El caso de Miguel Ángel Hernández es singular, porque el propio escritor, hoy también catedrático en la Facultad de Bellas Artes, fue uno de esos jóvenes marcados por la estrechez de su entorno. Así que él puede responder mejor que nadie. ¿Qué se puede hacer si tienes 15 o 20 años y estás perdido en la Huerta de Murcia? “Internet lo ha cambiado todo ya que antes, cuando estabas solo y no tenías la posibilidad de conexión con gente como tú mismo, sentías más la soledad. Había dos opciones”, recuerda, “integrarse o no, es decir, vivir con lo que esa Murcia profunda te da, que es tradición, pasado y una especie de saberes primigenios, o encerrarse, que es lo que hice yo. Aunque tenía contacto con el mundo, mi Internet fueron los libros. Creo que esa manera de vivir encerrado sobre uno mismo te hace estar desincronizado y deslocalizado”.
El dolor de los demás, la obra de Hernández Navarro publicada en 2018 por Anagrama, sí que está basada en hechos reales. Cuando el autor acababa de cumplir 18 años, en la casa de al lado, su mejor amigo y vecino asesinó a su hermana y se suicidó lanzándose en el SEAT 127 de su padre por el Barranco de la Plata. El libro es la crónica de las indagaciones que, 20 años después, el autor hace sobre aquel crimen y sus escenarios: la Ermita de Nuestra Señora de la Huerta, los carrilesentre Llano de Brujas, Los Ramos y Alquerías o el Mesón El Yeguas, donde sirven carne a la brasa y, a día de hoy, están orgullosos de aparecer en un éxito editorial.

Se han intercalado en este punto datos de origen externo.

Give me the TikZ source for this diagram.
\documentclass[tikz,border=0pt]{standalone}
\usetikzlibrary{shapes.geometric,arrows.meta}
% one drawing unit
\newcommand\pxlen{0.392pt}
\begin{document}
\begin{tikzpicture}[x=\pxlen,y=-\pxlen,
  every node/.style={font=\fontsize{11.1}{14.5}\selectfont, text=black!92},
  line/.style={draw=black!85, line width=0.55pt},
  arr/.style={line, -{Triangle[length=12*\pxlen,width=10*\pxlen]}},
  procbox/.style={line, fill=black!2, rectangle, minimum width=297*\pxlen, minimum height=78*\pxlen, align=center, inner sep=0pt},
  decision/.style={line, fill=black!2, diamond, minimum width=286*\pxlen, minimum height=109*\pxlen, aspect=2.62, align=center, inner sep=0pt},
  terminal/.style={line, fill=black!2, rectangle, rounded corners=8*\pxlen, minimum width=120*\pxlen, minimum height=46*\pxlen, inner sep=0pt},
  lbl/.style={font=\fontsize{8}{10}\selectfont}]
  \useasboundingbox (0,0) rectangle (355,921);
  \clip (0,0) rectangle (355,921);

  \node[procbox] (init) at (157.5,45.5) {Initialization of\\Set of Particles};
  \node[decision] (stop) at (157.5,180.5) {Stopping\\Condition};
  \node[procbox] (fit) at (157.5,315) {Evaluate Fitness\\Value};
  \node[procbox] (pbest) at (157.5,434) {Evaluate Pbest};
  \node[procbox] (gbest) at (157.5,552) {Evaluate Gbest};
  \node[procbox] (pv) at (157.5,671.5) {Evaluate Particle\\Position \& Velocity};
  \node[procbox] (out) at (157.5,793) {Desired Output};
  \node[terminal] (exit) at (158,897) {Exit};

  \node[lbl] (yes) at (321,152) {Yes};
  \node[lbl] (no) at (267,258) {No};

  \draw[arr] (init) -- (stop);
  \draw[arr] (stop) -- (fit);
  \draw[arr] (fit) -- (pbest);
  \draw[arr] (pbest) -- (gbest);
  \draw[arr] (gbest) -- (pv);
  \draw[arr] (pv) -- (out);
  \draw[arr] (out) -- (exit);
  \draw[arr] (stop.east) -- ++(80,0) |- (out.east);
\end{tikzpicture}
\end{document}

Del Yeguas al centro de Murcia hay poco más de 20 minutos en coche, pero el viaje parece mucho más largo porque, en tan poco tiempo y espacio, se superponen algunos pasados (como los sistemas de riego tradicionales o los rastros de la Ruta del Bakalao) y algunos futuros inquietantes (como las familias que viven en autocaravanas). “Las cosas llegan a la periferia con cierto desfase y lo interesante es que eso se articula y se asimila de manera diferente, y es posible que en un mismo lugar convivan muchas capas de significado”, aclara Hernández. “Uno va al Yeguas y se encuentra el pasado, la Huerta profunda, y también a los jóvenes que almuerzan con los viejos y dicen bro, loco y man. Hay un solapamiento de temporalidades: algunas cosas no se han ido del todo y otras ya han entrado, pero todavía no son hegemónicas. Se dan situaciones y personajes que son suma de tiempos. Eso es más visible en los lugares pequeños que en la ciudad”, señala el escritor.
No obstante, Hernández piensa que no hay nada del todo peculiar en el campo murciano. Lo que refleja toda esta literatura es, según cree, “algo que tiene que ver con el lugar que ocupa cada territorio: periferia o centro, rural o urbano... Me parece que una persona de un pueblo de Galicia y alguien de la Huerta tienen más que ver entre sí que con los habitantes de las grandes ciudades de sus respectivas regiones”.

Entonces, ¿por qué tanta violencia proyectada sobre unas coordenadas tan específicas? Responde Ginés Sánchez: “Uno no puede sentarse ante determinados parajes y no empezar a pensar en catástrofes. Si estás en Escocia evocarás criaturas que brotan de la niebla y del mar. Y si vives en Murcia, entre la desolación de determinadas zonas y el calor, evocarás barrancos, escorpiones y esqueletos saliendo de las piedras. Pensarás en gente con esa subida de calor en la cabeza. Pero tampoco quiero dar la impresión de que aquí estamos nada más que abanicándonos mientras destilamos whiskey de zarangollo en el alambique del patio y desollamos zarigüeyas para cenar”, concluye el escritor.